UC Leaders Present Student Opinion Survey to Email Privacy Policy Task Force

Undergraduate Council President Tara Raghuveer ’14 and UC Vice President Jen Q. Zhu ’14 presented on Tuesday a UC-administered student opinion survey to the task force assembled to review University email privacy policy in the wake of last spring’s email search scandal.

The meeting was one of several efforts by the task force to reach out to students, faculty, and staff to better understand how different community members feel about email privacy. The task force, composed of 14 professors and deans from across the University, is expected to complete its work by the end of the fall semester and present its recommendations to University President Drew G. Faust by January.

During Tuesday’s presentation, Raghuveer and Zhu highlighted some of the results of their 12-question email privacy survey, which was administered online and drew responses from 251 undergraduates. According to Zhu, the survey showed that many respondents were not very aware of Harvard’s privacy policy governing student email accounts, but once presented with the policy, most respondents thought it was clear.

In addition, more than 98 percent of respondents reported that students should at some point be notified about an administrative search of their account, and 63 percent said students should be notified prior to a search.
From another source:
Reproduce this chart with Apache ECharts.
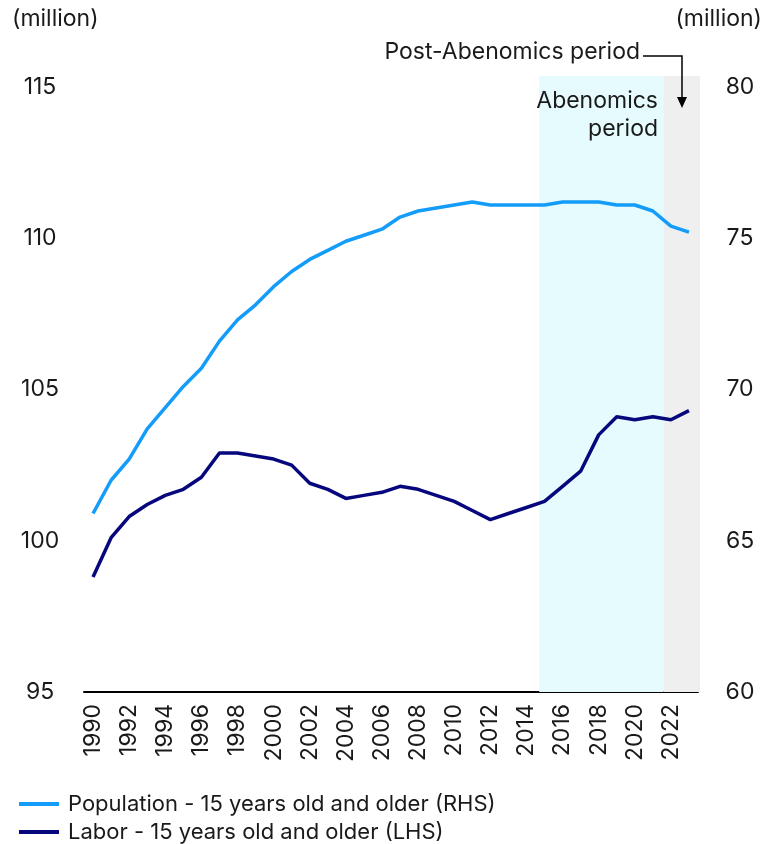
<!DOCTYPE html>
<html>
<head>
<meta charset="utf-8">
<script src="https://cdn.jsdelivr.net/npm/echarts@6/dist/echarts.min.js"></script>
<style>
  html, body { margin: 0; padding: 0; background: #fff; }
  #chart { width: 766px; height: 844px; }
</style>
</head>
<body>
<div id="chart"></div>
<script>
// years on x axis
const years = []
for (let y = 1990; y <= 2023; y++) years.push(String(y))

// Labor - 15 years old and older (LHS, million)
const labor = [
  98.8, 100.1, 100.8, 101.2, 101.5, 101.7, 102.1, 102.9, 102.9, 102.8,
  102.7, 102.5, 101.9, 101.7, 101.4, 101.5, 101.6, 101.8, 101.7, 101.5,
  101.3, 101.0, 100.7, 100.9, 101.1, 101.3, 101.8, 102.3, 103.5, 104.1,
  104.0, 104.1, 104.0, 104.3
]

// Population - 15 years old and older (RHS, million)
const population = [
  65.9, 67.0, 67.7, 68.7, 69.4, 70.1, 70.7, 71.6, 72.3, 72.8,
  73.4, 73.9, 74.3, 74.6, 74.9, 75.1, 75.3, 75.7, 75.9, 76.0,
  76.1, 76.2, 76.1, 76.1, 76.1, 76.1, 76.2, 76.2, 76.2, 76.1,
  76.1, 75.9, 75.4, 75.2
]

// shaded periods (in year units, band edges)
const abenomics = [2014.7, 2021.58]
const postAbenomics = [2021.58, 2023.6]

const FONT = 'Inter'
const TXT = '#1a1a1a'
const POP = 'Population - 15 years old and older (RHS)'
const LAB = 'Labor - 15 years old and older (LHS)'

let chart = echarts.init(document.getElementById('chart'))

// one legend per row
const legendBase = {
  left: 14,
  itemWidth: 40,
  itemHeight: 4,
  icon: 'rect',
  textStyle: { fontFamily: FONT, fontSize: 22, color: TXT, padding: [0, 0, 0, 4] }
}

let option = {
  animation: false,
  textStyle: { fontFamily: FONT },
  grid: [
    { left: 84, right: 68, top: 87, bottom: 152 },
    // backdrop grid for the period bands
    { left: 84, right: 66, top: 76, bottom: 152 }
  ],
  legend: [
    Object.assign({}, legendBase, { top: 788, data: [POP] }),
    Object.assign({}, legendBase, { top: 816, data: [LAB] })
  ],
  xAxis: [
    {
      type: 'category',
      gridIndex: 0,
      data: years,
      boundaryGap: true,
      axisLine: { lineStyle: { color: '#000', width: 2 } },
      axisTick: { show: false },
      axisLabel: {
        interval: 1,
        rotate: 90,
        margin: 12,
        fontSize: 23,
        color: TXT,
        fontFamily: FONT
      },
      splitLine: { show: false }
    },
    {
      type: 'value',
      gridIndex: 1,
      min: 1989.5,
      max: 2023.6,
      show: false
    }
  ],
  yAxis: [
    {
      type: 'value',
      gridIndex: 0,
      min: 95,
      max: 115,
      interval: 5,
      name: '(million)',
      nameLocation: 'end',
      nameGap: 56,
      nameTextStyle: { fontSize: 23, color: TXT, align: 'left', padding: [0, 0, 0, -72] },
      axisLine: { show: false },
      axisTick: { show: false },
      splitLine: { show: false },
      axisLabel: { fontSize: 23, color: TXT, align: 'center', margin: 44 }
    },
    {
      type: 'value',
      gridIndex: 0,
      position: 'right',
      min: 60,
      max: 80,
      interval: 5,
      name: '(million)',
      nameLocation: 'end',
      nameGap: 56,
      nameTextStyle: { fontSize: 23, color: TXT, align: 'right', padding: [0, -64, 0, 0] },
      axisLine: { show: false },
      axisTick: { show: false },
      splitLine: { show: false },
      axisLabel: { fontSize: 23, color: TXT, align: 'center', margin: 42 }
    },
    {
      type: 'value',
      gridIndex: 1,
      min: 0,
      max: 1,
      show: false
    }
  ],
  series: [
    {
      name: 'bands',
      type: 'line',
      xAxisIndex: 1,
      yAxisIndex: 2,
      data: [],
      silent: true,
      z: 0,
      markArea: {
        silent: true,
        data: [
          [{ xAxis: abenomics[0], itemStyle: { color: '#e5fbfd' } }, { xAxis: abenomics[1] }],
          [{ xAxis: postAbenomics[0], itemStyle: { color: '#efefef' } }, { xAxis: postAbenomics[1] }]
        ]
      }
    },
    {
      name: POP,
      type: 'line',
      xAxisIndex: 0,
      yAxisIndex: 1,
      data: population,
      symbol: 'none',
      color: '#139cfa',
      lineStyle: { width: 3.5, color: '#139cfa' },
      z: 3
    },
    {
      name: LAB,
      type: 'line',
      xAxisIndex: 0,
      yAxisIndex: 0,
      data: labor,
      symbol: 'none',
      color: '#07077d',
      lineStyle: { width: 3.5, color: '#07077d' },
      z: 4
    }
  ],
  graphic: [
    {
      type: 'text',
      z: 100,
      right: 766 - 640,
      top: 41,
      style: { text: 'Post-Abenomics period', font: '23px ' + FONT, fill: TXT, textAlign: 'right' }
    },
    {
      type: 'polyline',
      z: 100,
      shape: { points: [[643, 56], [682, 56], [682, 98]] },
      style: { stroke: '#000', lineWidth: 1.5, fill: null }
    },
    {
      type: 'polygon',
      z: 100,
      shape: { points: [[677, 97], [687, 97], [682, 108]] },
      style: { fill: '#000' }
    },
    {
      type: 'text',
      z: 100,
      right: 766 - 658,
      top: 87,
      style: {
        text: 'Abenomics\nperiod',
        font: '23px ' + FONT,
        fill: TXT,
        textAlign: 'right',
        lineHeight: 28
      }
    }
  ]
}

chart.setOption(option)
window.addEventListener('resize', () => {
  chart.resize()
})
</script>
</body>
</html>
Law School professor David J. Barron ’89, the chair of the email privacy policy task force, wrote in an email Tuesday that the task force was “impressed” by the UC’s presentation.
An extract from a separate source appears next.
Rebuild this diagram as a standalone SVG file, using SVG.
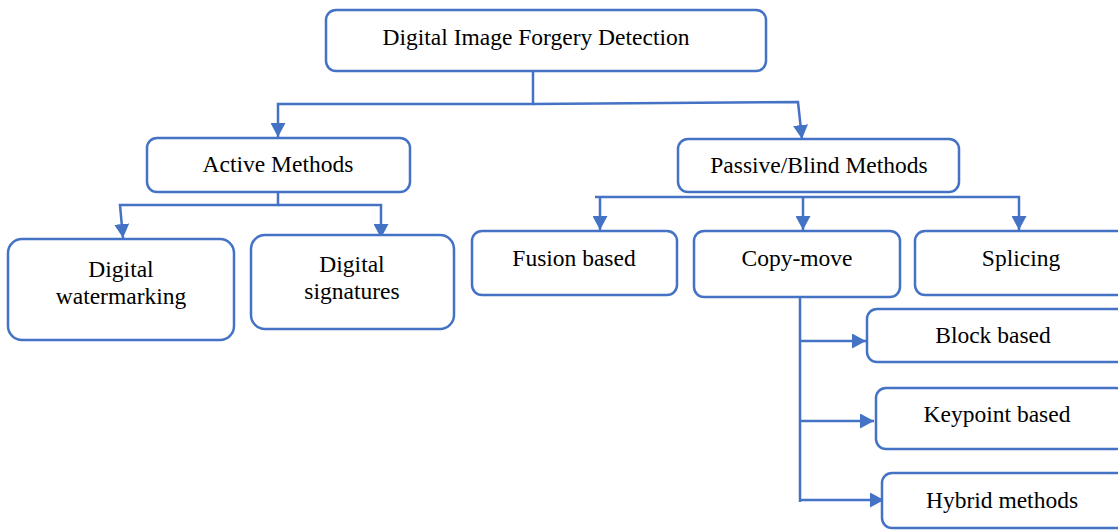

“Among other things, the UC presentation conveyed clearly the important role transparency can play in reinforcing trust in any policy regarding electronic communications,” wrote Barron, a former Crimson President.
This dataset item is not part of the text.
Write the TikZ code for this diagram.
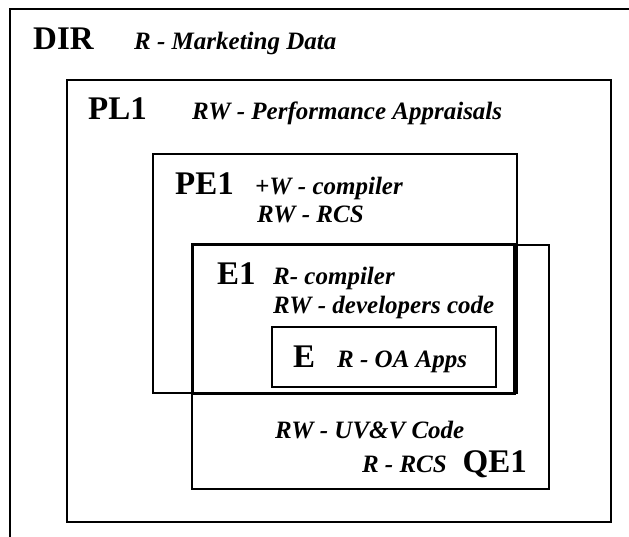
\documentclass[tikz,border=0pt]{standalone}
\usepackage{fontspec}
\setmainfont{Liberation Serif}
\begin{document}
\begin{tikzpicture}[x=1pt,y=-1pt,
  boxline/.style={draw=black, line width=1.8pt},
  thickline/.style={draw=black, line width=3pt},
  headtxt/.style={inner sep=0pt, anchor=base west, font=\fontsize{33}{33}\selectfont\bfseries},
  labtxt/.style={inner sep=0pt, anchor=base west, font=\fontsize{25}{25}\selectfont\bfseries\itshape}]
\useasboundingbox (0,0) rectangle (629,537);
\fill[white] (0,0) rectangle (629,537);
% boxes
\draw[boxline] (10,537) -- (10,9) -- (629,9);
\draw[boxline] (67,80) rectangle (611,522);
\draw[boxline] (153,154) rectangle (517,393);
\draw[boxline] (192,245) rectangle (549,489);
\draw[thickline] (192,245) rectangle (514,393);
\draw[boxline] (272,327) rectangle (496,387);
% texts
\node[headtxt] (dir) at (33,50) {DIR};
\node[labtxt] (dirl) at (134,50) {R - Marketing Data};
\node[headtxt] (pl) at (88,120) {PL1};
\node[labtxt] (pll) at (192,120) {RW - Performance Appraisals};
\node[headtxt] (pe) at (175,195) {PE1};
\node[labtxt] (pel1) at (255,195) {+W - compiler};
\node[labtxt] (pel2) at (257,223) {RW - RCS};
\node[headtxt] (eone) at (217,285) {E1};
\node[labtxt] (eonel1) at (273,285) {R- compiler};
\node[labtxt] (eonel2) at (273,313) {RW - developers code};
\node[headtxt] (e) at (293,367) {E};
\node[labtxt] (el) at (337,367) {R - OA Apps};
\node[labtxt] (qel1) at (275,438) {RW - UV\&V Code};
\node[labtxt, anchor=base east] (qel2) at (447,472) {R - RCS};
\node[headtxt, anchor=base east] (qe) at (527,472) {QE1};
\end{tikzpicture}
\end{document}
Raghuveer and Zhu said that after their presentation, they fielded questions from task force members on a variety of issues. Task force members asked whether Raghuveer and Zhu believe there should be a University-wide email privacy policy or whether there should be specific policies for different groups, and, if so, who should be authorizing these searches, according to Raghuveer and Zhu.

“It was encouraging to hear how focused a lot of the particular task force members were on ensuring that the student perspective was well-represented in their discussions,” Raghuveer said in an interview with The Crimson after the meeting.

The meeting comes six months after the UC unanimously approved a resolution expressing “tremendous concern” over revelations that Harvard administrators conducted secret searches of resident deans’ email accounts in connection with the Government 1310 cheating scandal. In the same resolution, the UC requested that UC representatives be present for a meeting of the email privacy task force, a request that was fulfilled by Tuesday’s meeting.

Although there has been no indication that administrators probed student email accounts in connection with the email search scandal, student fears were stoked when rumors spread that the Office of Student Life had been tracking student listservs in the hours before River Run festivitiesa claim that administrators firmly denied.

Soon after, the UC drafted a memorandum on Harvard’s undergraduate email privacy policy, recommending that administrators make the policy more specific and more accessible. The memo also requested that administrators divulge the number of times student emails have been searched in the past.

Following the drafting, Raghuveer and Zhu presented the memo to Barron, who recommended that Raghuveer and Zhu provide a more precise picture of student concerns about the email policy. This recommendation led to the creation of the student opinion survey that was presented Tuesday.

The task force’s private meeting Tuesday with Raghuveer and Zhu comes before the first of two scheduled open community meetings for the group this month, with the first one slated for Wednesday at Harvard’s Longwood campus. The task force has also launched an online discussion blog for community members to share their thoughts on email privacy policy at Harvard.